Instruction:
Restate each line word for word. Leave out every picture.

Material:

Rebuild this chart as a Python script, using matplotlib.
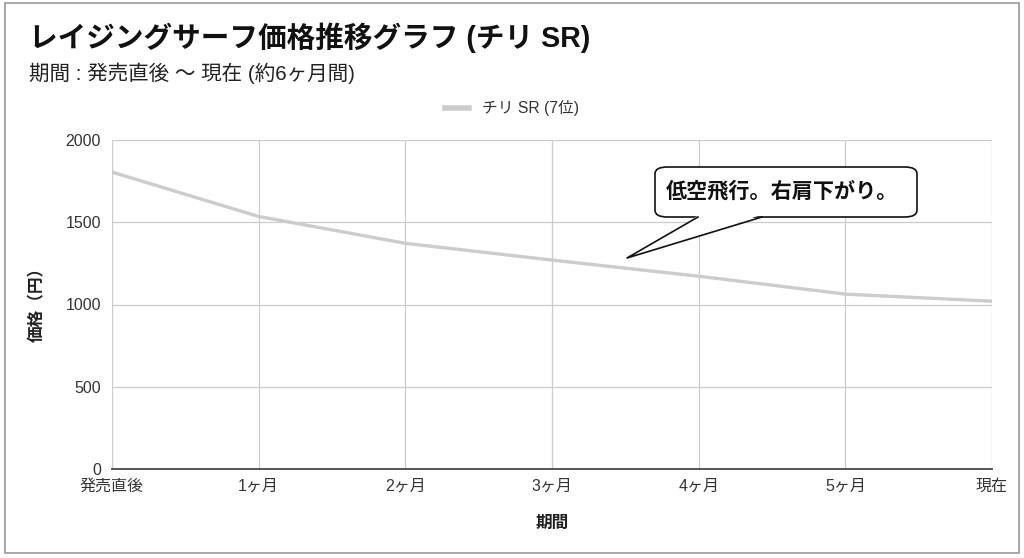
import matplotlib
matplotlib.use("Agg")
import matplotlib.pyplot as plt
from matplotlib.patches import FancyBboxPatch, Polygon, Rectangle
from matplotlib.lines import Line2D

# Latin glyphs in an Arial-like face, Japanese falls back to Noto CJK
plt.rcParams['font.family'] = ['Liberation Sans', 'Noto Sans CJK JP', 'DejaVu Sans']

# data
periods = ['発売直後', '1ヶ月', '2ヶ月', '3ヶ月', '4ヶ月', '5ヶ月', '現在']
prices = [1805, 1535, 1372, 1270, 1172, 1063, 1020]
series_name = 'チリ SR (7位)'
yticks = [0, 500, 1000, 1500, 2000]

W, H = 1024, 558


def px(x, y):
    # pixel position -> figure fraction
    return x / W, 1 - y / H


fig = plt.figure(figsize=(W / 100, H / 100), dpi=100)
fig.patch.set_facecolor('white')

# outer frame
fig.patches.append(Rectangle(px(5, 553), 1014 / W, 550 / H, transform=fig.transFigure,
                             fill=False, edgecolor='#9a9a9a', linewidth=1.2))

l, b = px(112, 469)
r, t = px(992, 140)
ax = fig.add_axes([l, b, r - l, t - b])

x = list(range(len(periods)))
ax.plot(x, prices, color='#cccccc', linewidth=2.4, solid_capstyle='round', zorder=3)

ax.set_xlim(0, len(periods) - 1)
ax.set_ylim(0, 2000)
ax.set_xticks(x)
ax.set_xticklabels(periods, fontsize=11.5, color='#333333')
ax.set_yticks(yticks)
ax.set_yticklabels([str(v) for v in yticks], fontsize=11.5, color='#333333')
ax.tick_params(axis='y', length=0, pad=8)
ax.tick_params(axis='x', length=0, pad=7)
ax.grid(True, color='#cccccc', linewidth=0.9)
for s in ['top', 'right', 'left']:
    ax.spines[s].set_visible(False)
ax.spines['bottom'].set_color('#555555')
ax.spines['bottom'].set_linewidth(1.4)
ax.set_axisbelow(True)

fig.text(*px(552, 523), '期間', ha='center', va='center', fontsize=12,
         fontweight='bold', color='#222222')
fig.text(*px(37, 300), '価格（円）', ha='center', va='center', fontsize=12,
         fontweight='bold', color='#222222', rotation=90)

# titles
fig.text(*px(29, 38), 'レイジングサーフ価格推移グラフ (チリ SR)', ha='left', va='center',
         fontsize=20.6, fontweight='bold', color='#111111')
fig.text(*px(29, 73), '期間 : 発売直後 〜 現在 (約6ヶ月間)', ha='left', va='center',
         fontsize=14.8, color='#222222')

# legend
fig.legend([Line2D([0], [0], color='#cccccc', linewidth=4)], [series_name],
           loc='center', bbox_to_anchor=px(512, 108), frameon=False,
           fontsize=11.3, handlelength=1.5, handletextpad=0.8,
           labelcolor='#333333')

# callout bubble
box = FancyBboxPatch(px(655, 217), (917 - 655) / W, (217 - 167) / H,
                     boxstyle='round,pad=0,rounding_size=0.012',
                     transform=fig.transFigure, facecolor='white',
                     edgecolor='#111111', linewidth=1.2, zorder=5)
fig.patches.append(box)
tail = Polygon([px(699, 215), px(627, 258), px(761, 215)], closed=False,
               transform=fig.transFigure, facecolor='white',
               edgecolor='none', zorder=6)
fig.patches.append(tail)
fig.lines.append(Line2D(*zip(px(698, 217), px(627, 258), px(762, 217)),
                        transform=fig.transFigure, color='#111111',
                        linewidth=1.2, zorder=7))
fig.text(*px(782, 191), '低空飛行。右肩下がり。', ha='center', va='center',
         fontsize=15.2, fontweight='bold', color='#111111', zorder=8)

fig.savefig('out.png', dpi=100, facecolor='white')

Solution:
Rebuild this chart as a Python script, using matplotlib.
import matplotlib
matplotlib.use("Agg")
import matplotlib.pyplot as plt
from matplotlib.patches import FancyBboxPatch, Polygon, Rectangle
from matplotlib.lines import Line2D

# Latin glyphs in an Arial-like face, Japanese falls back to Noto CJK
plt.rcParams['font.family'] = ['Liberation Sans', 'Noto Sans CJK JP', 'DejaVu Sans']

# data
periods = ['発売直後', '1ヶ月', '2ヶ月', '3ヶ月', '4ヶ月', '5ヶ月', '現在']
prices = [1805, 1535, 1372, 1270, 1172, 1063, 1020]
series_name = 'チリ SR (7位)'
yticks = [0, 500, 1000, 1500, 2000]

W, H = 1024, 558


def px(x, y):
    # pixel position -> figure fraction
    return x / W, 1 - y / H


fig = plt.figure(figsize=(W / 100, H / 100), dpi=100)
fig.patch.set_facecolor('white')

# outer frame
fig.patches.append(Rectangle(px(5, 553), 1014 / W, 550 / H, transform=fig.transFigure,
                             fill=False, edgecolor='#9a9a9a', linewidth=1.2))

l, b = px(112, 469)
r, t = px(992, 140)
ax = fig.add_axes([l, b, r - l, t - b])

x = list(range(len(periods)))
ax.plot(x, prices, color='#cccccc', linewidth=2.4, solid_capstyle='round', zorder=3)

ax.set_xlim(0, len(periods) - 1)
ax.set_ylim(0, 2000)
ax.set_xticks(x)
ax.set_xticklabels(periods, fontsize=11.5, color='#333333')
ax.set_yticks(yticks)
ax.set_yticklabels([str(v) for v in yticks], fontsize=11.5, color='#333333')
ax.tick_params(axis='y', length=0, pad=8)
ax.tick_params(axis='x', length=0, pad=7)
ax.grid(True, color='#cccccc', linewidth=0.9)
for s in ['top', 'right', 'left']:
    ax.spines[s].set_visible(False)
ax.spines['bottom'].set_color('#555555')
ax.spines['bottom'].set_linewidth(1.4)
ax.set_axisbelow(True)

fig.text(*px(552, 523), '期間', ha='center', va='center', fontsize=12,
         fontweight='bold', color='#222222')
fig.text(*px(37, 300), '価格（円）', ha='center', va='center', fontsize=12,
         fontweight='bold', color='#222222', rotation=90)

# titles
fig.text(*px(29, 38), 'レイジングサーフ価格推移グラフ (チリ SR)', ha='left', va='center',
         fontsize=20.6, fontweight='bold', color='#111111')
fig.text(*px(29, 73), '期間 : 発売直後 〜 現在 (約6ヶ月間)', ha='left', va='center',
         fontsize=14.8, color='#222222')

# legend
fig.legend([Line2D([0], [0], color='#cccccc', linewidth=4)], [series_name],
           loc='center', bbox_to_anchor=px(512, 108), frameon=False,
           fontsize=11.3, handlelength=1.5, handletextpad=0.8,
           labelcolor='#333333')

# callout bubble
box = FancyBboxPatch(px(655, 217), (917 - 655) / W, (217 - 167) / H,
                     boxstyle='round,pad=0,rounding_size=0.012',
                     transform=fig.transFigure, facecolor='white',
                     edgecolor='#111111', linewidth=1.2, zorder=5)
fig.patches.append(box)
tail = Polygon([px(699, 215), px(627, 258), px(761, 215)], closed=False,
               transform=fig.transFigure, facecolor='white',
               edgecolor='none', zorder=6)
fig.patches.append(tail)
fig.lines.append(Line2D(*zip(px(698, 217), px(627, 258), px(762, 217)),
                        transform=fig.transFigure, color='#111111',
                        linewidth=1.2, zorder=7))
fig.text(*px(782, 191), '低空飛行。右肩下がり。', ha='center', va='center',
         fontsize=15.2, fontweight='bold', color='#111111', zorder=8)

fig.savefig('out.png', dpi=100, facecolor='white')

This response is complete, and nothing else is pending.